>> BEGIN
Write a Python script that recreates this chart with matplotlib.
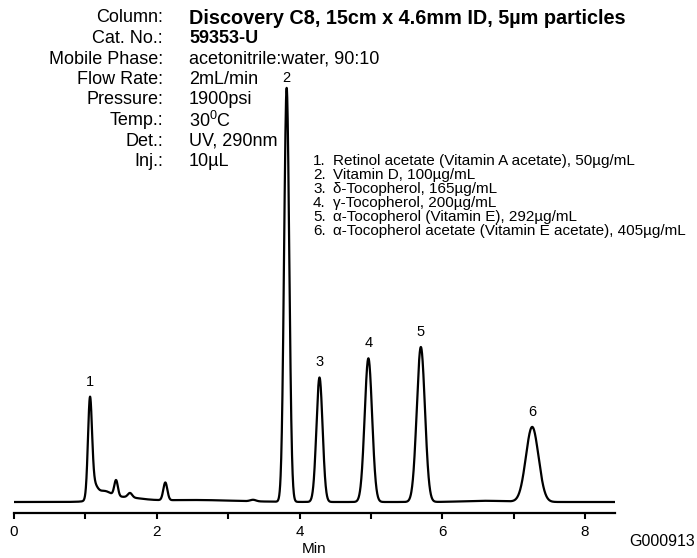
import numpy as np
import matplotlib
matplotlib.use("Agg")
import matplotlib.pyplot as plt

plt.rcParams['font.family'] = ['Liberation Sans', 'DejaVu Sans']
plt.rcParams['mathtext.default'] = 'regular'

W, H = 697, 558

# peak table (retention time in min, height, width)
peak_names = ["1", "2", "3", "4", "5", "6"]
peak_rt = [1.064, 3.82, 4.28, 4.965, 5.70, 7.26]
peak_height = [93.5, 414, 124.5, 143.7, 155, 75]
peak_sigma = [0.028, 0.036, 0.043, 0.052, 0.057, 0.088]

# unlabelled bumps, tailing of peak 1 and baseline drift
minor_rt = [1.11, 1.25, 1.5, 1.43, 1.625, 2.12, 2.5, 3.35, 6.6]
minor_height = [14, 8, 4.5, 15.7, 4.4, 17.7, 2, 1.5, 1.2]
minor_sigma = [0.05, 0.1, 0.25, 0.025, 0.03, 0.028, 0.6, 0.04, 0.3]

header_keys = ["Column:", "Cat. No.:", "Mobile Phase:", "Flow Rate:", "Pressure:",
               "Temp.:", "Det.:", "Inj.:"]
header_vals = ["Discovery C8, 15cm x 4.6mm ID, 5µm particles", "59353-U",
               "acetonitrile:water, 90:10", "2mL/min", "1900psi",
               "30$^{0}$C", "UV, 290nm", "10µL"]
legend_items = ["Retinol acetate (Vitamin A acetate), 50µg/mL",
                "Vitamin D, 100µg/mL",
                "δ-Tocopherol, 165µg/mL",
                "γ-Tocopherol, 200µg/mL",
                "α-Tocopherol (Vitamin E), 292µg/mL",
                "α-Tocopherol acetate (Vitamin E acetate), 405µg/mL"]

x_ticks = [0, 1, 2, 3, 4, 5, 6, 7, 8]
x_ticklabels = ["0", "", "2", "", "4", "", "6", "", "8"]


def px(x, y):
    return x / W, 1 - y / H


t = np.linspace(0, 8.42, 4000)
signal = np.zeros_like(t)
for rt, h, s in zip(peak_rt + minor_rt, peak_height + minor_height, peak_sigma + minor_sigma):
    signal += h * np.exp(-0.5 * ((t - rt) / s) ** 2)

fig = plt.figure(figsize=(W / 100, H / 100), dpi=100)
left, bottom = px(14, 513)
right, top = px(615, 60)
ax = fig.add_axes([left, bottom, right - left, top - bottom])

ax.plot(t, signal, color="black", lw=1.6)
ax.set_xlim(0, 8.42)
ax.set_ylim(-11, 442)

for s in ["top", "right", "left"]:
    ax.spines[s].set_visible(False)
ax.spines["bottom"].set_linewidth(1.6)
ax.set_yticks([])
ax.set_xticks(x_ticks)
ax.set_xticklabels(x_ticklabels, fontsize=11)
ax.set_xticks([0], minor=True)
ax.tick_params(axis="x", which="major", direction="out", length=4.5, width=1.5, pad=4)
ax.tick_params(axis="x", which="minor", direction="out", length=8, width=1.5)
ax.set_xlabel("Min", fontsize=11, labelpad=2)

for name, rt in zip(peak_names, peak_rt):
    ytop = np.interp(rt, t, signal)
    off = 11
    if name == "2":
        off = 7.5  # keep clear of the header lines
    ax.annotate(name, xy=(rt, ytop), xytext=(0, off), textcoords="offset points",
                ha="center", va="center", fontsize=10.5)

# method conditions
for i, (k, v) in enumerate(zip(header_keys, header_vals)):
    y = 18 + 20.5 * i
    size = 13
    if i == 0:
        size = 14.3
    fig.text(*px(163, y), k, ha="right", va="center", fontsize=13)
    fig.text(*px(189, y), v, ha="left", va="center", fontsize=size,
             fontweight="bold" if i < 2 else "normal")

# compound list
for i, item in enumerate(legend_items):
    y = 161 + 14 * i
    fig.text(*px(313, y), "%d." % (i + 1), ha="left", va="center", fontsize=11)
    fig.text(*px(333, y), item, ha="left", va="center", fontsize=11)

fig.text(*px(695, 541), "G000913", ha="right", va="center", fontsize=11.5)

fig.savefig("out.png", dpi=100)
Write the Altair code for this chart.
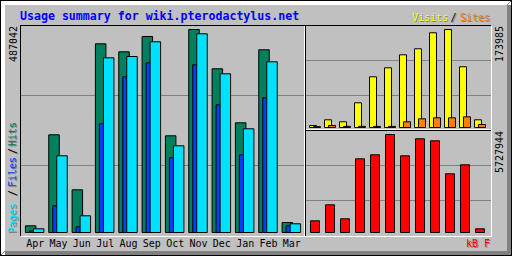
import altair as alt
import pandas as pd

# ---------------- data ----------------
months = ["Apr", "May", "Jun", "Jul", "Aug", "Sep", "Oct", "Nov", "Dec", "Jan", "Feb", "Mar"]
hits = [16100, 234400, 102450, 452730, 433540, 470250, 232000, 487042, 392750, 263190, 438330, 23990]
files = [3600, 64060, 13680, 260790, 373550, 407150, 179220, 402350, 306380, 186420, 323170, 16075]
pages = [8880, 184020, 40070, 419140, 422260, 457530, 208010, 476720, 380750, 248800, 409540, 20870]
visits = [3500, 13670, 10120, 43850, 90010, 105990, 129070, 139720, 168130, 173985, 107770, 13670]
sites = [1500, 3500, 2000, 2000, 2000, 2000, 10100, 15450, 17200, 17200, 19000, 5300]
kbytes = [683840, 1619000, 800740, 4307600, 4541400, 5727944, 4482960, 5476600, 5359700, 3430900, 3956900, 216260]

title_text = "Usage summary for wiki.pterodactylus.net"

df = pd.DataFrame({"month": months, "hits": hits, "files": files, "pages": pages,
                   "visits": visits, "sites": sites, "kbytes": kbytes})

# ---------------- styles ----------------
MONO = "DejaVu Sans Mono"
GREY = "#C0C0C0"
DK = "#808080"
WHITE = "#FFFFFF"
BLACK = "#000000"
C_HITS, C_FILES, C_PAGES = "#00805C", "#0040FF", "#00E0FF"
C_VISITS, C_SITES, C_KB = "#FFFF00", "#FF8000", "#FF0000"

one = alt.Data(values=[{"k": 0}])
layers = []


def line(x1, x2, y1, y2, color):
    return alt.Chart(one).mark_rule(color=color, strokeWidth=1, strokeCap="butt").encode(
        x=alt.value(x1), x2=alt.value(x2), y=alt.value(y1), y2=alt.value(y2))


def hline(y, xa, xb, color):
    return line(xa, xb + 1, y + 0.5, y + 0.5, color)


def vline(x, ya, yb, color):
    return line(x + 0.5, x + 0.5, ya, yb + 1, color)


def text(s, x, y, color, size=10, align="left", angle=0, bold=False, baseline="alphabetic"):
    return alt.Chart(one).mark_text(text=s, font=MONO, fontSize=size, color=color, align=align,
                                    baseline=baseline, angle=angle,
                                    fontWeight="bold" if bold else "normal").encode(
        x=alt.value(x), y=alt.value(y))


# outer bevel
for i in range(5):
    layers.append(hline(i, i, 511, WHITE))
    layers.append(vline(i, i, 255, WHITE))
    layers.append(hline(255 - i, i, 511 - i, DK))
    layers.append(vline(511 - i, i, 255 - i, DK))
layers += [hline(0, 0, 511, BLACK), hline(255, 0, 511, BLACK), vline(0, 0, 255, BLACK), vline(511, 0, 255, BLACK)]

# inner frame
layers += [hline(25, 20, 490, BLACK), vline(20, 25, 235, BLACK),
           vline(491, 26, 236, WHITE), hline(236, 21, 491, WHITE)]

# grid lines
layers += [hline(95, 21, 303, DK), hline(165, 21, 303, DK),
           hline(60, 306, 490, DK), hline(95, 306, 490, DK),
           hline(165, 306, 490, DK), hline(200, 306, 490, DK)]

# dividers
layers += [vline(304, 26, 235, WHITE), vline(305, 25, 235, BLACK),
           hline(129, 306, 490, WHITE), hline(130, 305, 490, BLACK)]

# scales
main_x = alt.Scale(type="band", domain=months, range=[25, 305], paddingInner=0, paddingOuter=0)
right_x = alt.Scale(type="band", domain=months, range=[306, 486], paddingInner=0, paddingOuter=0)
main_y = alt.Scale(domain=[0, max(hits)], range=[232.5, 29.5], nice=False, zero=True)
tr_y = alt.Scale(domain=[0, max(visits)], range=[127.5, 29.5], nice=False, zero=True)
br_y = alt.Scale(domain=[0, max(kbytes)], range=[232.5, 134.5], nice=False, zero=True)


def bars(field, color, xs, ys, w, off):
    return alt.Chart(df).mark_bar(width=w, xOffset=off, fill=color, stroke=BLACK,
                                  strokeWidth=1, opacity=1).encode(
        x=alt.X("month:N", scale=xs, axis=None),
        y=alt.Y(f"{field}:Q", scale=ys, axis=None),
    )


layers += [bars("hits", C_HITS, main_x, main_y, 10.5, -6),
           bars("files", C_FILES, main_x, main_y, 10.5, -2),
           bars("pages", C_PAGES, main_x, main_y, 10.5, 2),
           bars("visits", C_VISITS, right_x, tr_y, 7, -0.5),
           bars("sites", C_SITES, right_x, tr_y, 7, 3.5),
           bars("kbytes", C_KB, right_x, br_y, 9, 1.5)]

# month labels
layers.append(alt.Chart(df).mark_text(font=MONO, fontSize=10, color=BLACK, baseline="alphabetic",
                                      dx=-1.5).encode(
    x=alt.X("month:N", scale=main_x, axis=None), y=alt.value(246.5), text="month:N"))

# title
layers.append(text(title_text, 20, 20, "#0000FF", size=11.6, bold=True))

# legends with shadow
def shadowed(s, x, y, color, **kw):
    return [text(s, x + 1, y + 1, DK, **kw), text(s, x, y, color, **kw)]

layers += shadowed("Visits", 412, 21, C_VISITS)
layers += shadowed("/", 453.5, 21, BLACK, align="center")
layers += shadowed("Sites", 460, 21, C_SITES)
layers += shadowed("kB F", 490, 246.5, C_KB, align="right")

rot = dict(angle=270, baseline="middle")
layers += shadowed("Pages", 12.5, 233, C_PAGES, **rot)
layers += shadowed("/", 12.5, 196, BLACK, **rot)
layers += shadowed("Files", 12.5, 187, C_FILES, **rot)
layers += shadowed("/", 12.5, 154, BLACK, **rot)
layers += shadowed("Hits", 12.5, 146, C_HITS, **rot)

# max values
layers.append(text(str(max(hits)), 13.5, 62, BLACK, **rot))
layers.append(text(str(max(visits)), 500, 62, BLACK, **rot))
layers.append(text(str(max(kbytes)), 500, 173, BLACK, **rot))

chart = alt.layer(*layers).resolve_scale(x="independent", y="independent").properties(
    width=512, height=256, padding=0,
    autosize=alt.AutoSizeParams(type="none"), background=GREY,
).configure_view(stroke=None)

chart.save("out.html", embed_options={"renderer": "svg", "actions": False})
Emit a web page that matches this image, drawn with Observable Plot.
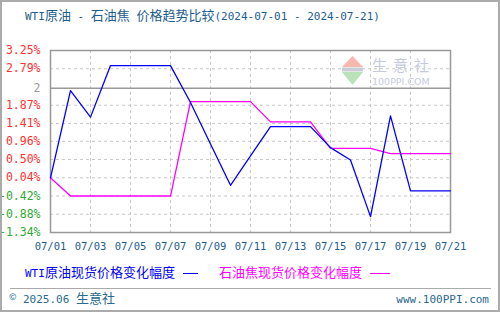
<!DOCTYPE html>
<html><head><meta charset="utf-8">
<script src="https://cdn.jsdelivr.net/npm/d3@7"></script>
<script src="https://cdn.jsdelivr.net/npm/@observablehq/plot@0.6"></script>
<style>
body{margin:0;background:#fff}
#wrap{position:relative;width:500px;height:312px;overflow:hidden;background:#fff}
#border{position:absolute;left:0;top:0;width:500px;height:312px;box-sizing:border-box;border:2px solid #ababab;pointer-events:none}
#chart{position:absolute;left:0;top:0}
.t{position:absolute;white-space:nowrap;font-family:"Noto Sans CJK SC";font-size:13px;line-height:14px}
.lat{font-family:"DejaVu Sans Mono";font-size:11px}
.seg{display:inline-block;vertical-align:middle;height:0;border-top:1.5px solid}
</style></head>
<body>
<div id="wrap">
  <div id="chart"></div>
  <svg style="position:absolute;left:0;top:0" width="500" height="312">
    <polygon points="352.5,56 342,67 363,67" fill="#f6b8ae"/>
    <rect x="342" y="67.5" width="21" height="4" fill="#c9cdd6"/>
    <polygon points="342,72 363,72 352.5,85" fill="#b9e2b9"/>
    <text x="372" y="71" font-family="Noto Sans CJK SC" font-size="15" fill="#c6cbdc" letter-spacing="6">生意社</text>
    <text x="372" y="85" font-family="DejaVu Sans" font-size="9.5" fill="#c6cbdc">100PPI.COM</text>
  </svg>
  <div class="t" id="title" style="left:25px;top:8px;color:#1d5d8e"></div>
  <div class="t" id="leg1" style="left:25px;top:265px;color:#0000ff"></div>
  <div class="t" id="leg2" style="left:219px;top:265px;color:#ff00ff"></div>
  <div style="position:absolute;left:10px;top:288px;width:481px;height:0;border-top:1px solid #aaa"></div>
  <div class="t" style="left:9px;top:290px;color:#2a6a8e;font-size:9px">©</div>
  <div class="t" id="foot1" style="left:23px;top:291px;color:#2a6a8e"></div>
  <div class="t" id="foot2" style="right:11px;top:291px;color:#2a6a8e"></div>
  <div id="border"></div>
</div>
<script>
// ---- data ----
const titleText = "WTI原油 - 石油焦 价格趋势比较(2024-07-01 - 2024-07-21)";
const seriesNames = ["WTI原油现货价格变化幅度", "石油焦现货价格变化幅度"];
const seriesColors = ["#0000ff", "#ff00ff"];
const dates = ["2024-07-01","2024-07-02","2024-07-03","2024-07-04","2024-07-05","2024-07-06","2024-07-07",
  "2024-07-08","2024-07-09","2024-07-10","2024-07-11","2024-07-12","2024-07-13","2024-07-14",
  "2024-07-15","2024-07-16","2024-07-17","2024-07-18","2024-07-19","2024-07-20","2024-07-21"];
const wti  = [0.04, 2.24, 1.57, 2.87, 2.87, 2.87, 2.87, 1.94, 0.89, -0.15, 0.59, 1.33, 1.33, 1.33,
  0.80, 0.49, -0.94, 1.60, -0.29, -0.29, -0.29];
const coke = [0.04, -0.42, -0.42, -0.42, -0.42, -0.42, -0.42, 1.96, 1.96, 1.96, 1.96, 1.45, 1.45, 1.45,
  0.78, 0.78, 0.78, 0.65, 0.65, 0.65, 0.65];
const yTicks  = [3.25, 2.79, 2.30, 1.87, 1.41, 0.96, 0.50, 0.04, -0.42, -0.88, -1.34];
const yLabels = ["3.25%","2.79%","2","1.87%","1.41%","0.96%","0.50%","0.04%","-0.42%","-0.88%","-1.34%"];
const refValue = [2.30];
const xTicks  = ["2024-07-01","2024-07-03","2024-07-05","2024-07-07","2024-07-09","2024-07-11",
  "2024-07-13","2024-07-15","2024-07-17","2024-07-19","2024-07-21"];
const xLabels = ["07/01","07/03","07/05","07/07","07/09","07/11","07/13","07/15","07/17","07/19","07/21"];
const footLeft = "2025.06 生意社";
const footRight = "www.100PPI.com";

// ---- helpers ----
function mixed(el, s) {
  const parts = s.match(/[\x00-\x7f]+|[^\x00-\x7f]+/g);
  el.innerHTML = parts.map(p => /^[\x00-\x7f]/.test(p) ? `<span class="lat">${p}</span>` : p).join("");
}
mixed(document.getElementById("title"), titleText);
mixed(document.getElementById("leg1"), seriesNames[0]);
document.getElementById("leg1").insertAdjacentHTML("beforeend", `<span class="seg" style="width:15px;margin-left:8px;border-color:${seriesColors[0]}"></span>`);
mixed(document.getElementById("leg2"), seriesNames[1]);
document.getElementById("leg2").insertAdjacentHTML("beforeend", `<span class="seg" style="width:20px;margin-left:8px;border-color:${seriesColors[1]}"></span>`);
mixed(document.getElementById("foot1"), footLeft);
mixed(document.getElementById("foot2"), footRight);

const rows = dates.map((d, i) => ({date: new Date(d), wti: wti[i], coke: coke[i]}));
const xTickDates = xTicks.map(d => new Date(d));
const gridY = yTicks.filter((d, i) => yLabels[i] !== "2");
const gridX = xTickDates.slice(1, -1);

const chart = Plot.plot({
  width: 500, height: 260,
  marginTop: 50, marginBottom: 28, marginLeft: 50, marginRight: 50,
  x: {type: "utc", domain: [new Date(dates[0]), new Date(dates[dates.length - 1])], axis: null},
  y: {domain: [-1.34, 3.25], axis: null},
  style: {background: "transparent", overflow: "visible"},
  marks: [
    Plot.ruleY(gridY, {stroke: "#c8c8c8", strokeDasharray: "3,3"}),
    Plot.ruleX(gridX, {stroke: "#c8c8c8", strokeDasharray: "3,3"}),
    Plot.ruleY(refValue, {stroke: "#999", strokeWidth: 1.5}),
    Plot.frame({stroke: "#999", strokeWidth: 1.5}),
    Plot.line(rows, {x: "date", y: "coke", stroke: seriesColors[1], strokeWidth: 1.3}),
    Plot.line(rows, {x: "date", y: "wti", stroke: seriesColors[0], strokeWidth: 1.3}),
    Plot.text(yTicks, {
      y: d => d, text: (d, i) => yLabels[i], frameAnchor: "left", textAnchor: "end", dx: -10,
      fill: (d, i) => yLabels[i] === "2" ? "#999999" : d < 0 ? "#33aa33" : "#ff3333",
      fontSize: 11.5, fontFamily: "DejaVu Sans Mono"
    }),
    Plot.text(xTickDates, {
      x: d => d, text: (d, i) => xLabels[i], frameAnchor: "bottom", dy: 17,
      fill: "#1d5d8e", fontSize: 10.5, fontFamily: "DejaVu Sans Mono"
    })
  ]
});
document.getElementById("chart").appendChild(chart);
</script>
</body></html>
>> END
Stated task:
Both the line with "Write the Altair code for this chart." and the line with "return line(x +" are included: reproduce them and every line between, exactly, with pictures omitted.

Task solution:
Write the Altair code for this chart.
import altair as alt
import pandas as pd

# ---------------- data ----------------
months = ["Apr", "May", "Jun", "Jul", "Aug", "Sep", "Oct", "Nov", "Dec", "Jan", "Feb", "Mar"]
hits = [16100, 234400, 102450, 452730, 433540, 470250, 232000, 487042, 392750, 263190, 438330, 23990]
files = [3600, 64060, 13680, 260790, 373550, 407150, 179220, 402350, 306380, 186420, 323170, 16075]
pages = [8880, 184020, 40070, 419140, 422260, 457530, 208010, 476720, 380750, 248800, 409540, 20870]
visits = [3500, 13670, 10120, 43850, 90010, 105990, 129070, 139720, 168130, 173985, 107770, 13670]
sites = [1500, 3500, 2000, 2000, 2000, 2000, 10100, 15450, 17200, 17200, 19000, 5300]
kbytes = [683840, 1619000, 800740, 4307600, 4541400, 5727944, 4482960, 5476600, 5359700, 3430900, 3956900, 216260]

title_text = "Usage summary for wiki.pterodactylus.net"

df = pd.DataFrame({"month": months, "hits": hits, "files": files, "pages": pages,
                   "visits": visits, "sites": sites, "kbytes": kbytes})

# ---------------- styles ----------------
MONO = "DejaVu Sans Mono"
GREY = "#C0C0C0"
DK = "#808080"
WHITE = "#FFFFFF"
BLACK = "#000000"
C_HITS, C_FILES, C_PAGES = "#00805C", "#0040FF", "#00E0FF"
C_VISITS, C_SITES, C_KB = "#FFFF00", "#FF8000", "#FF0000"

one = alt.Data(values=[{"k": 0}])
layers = []


def line(x1, x2, y1, y2, color):
    return alt.Chart(one).mark_rule(color=color, strokeWidth=1, strokeCap="butt").encode(
        x=alt.value(x1), x2=alt.value(x2), y=alt.value(y1), y2=alt.value(y2))


def hline(y, xa, xb, color):
    return line(xa, xb + 1, y + 0.5, y + 0.5, color)


def vline(x, ya, yb, color):
    return line(x + 0.5, x + 0.5, ya, yb + 1, color)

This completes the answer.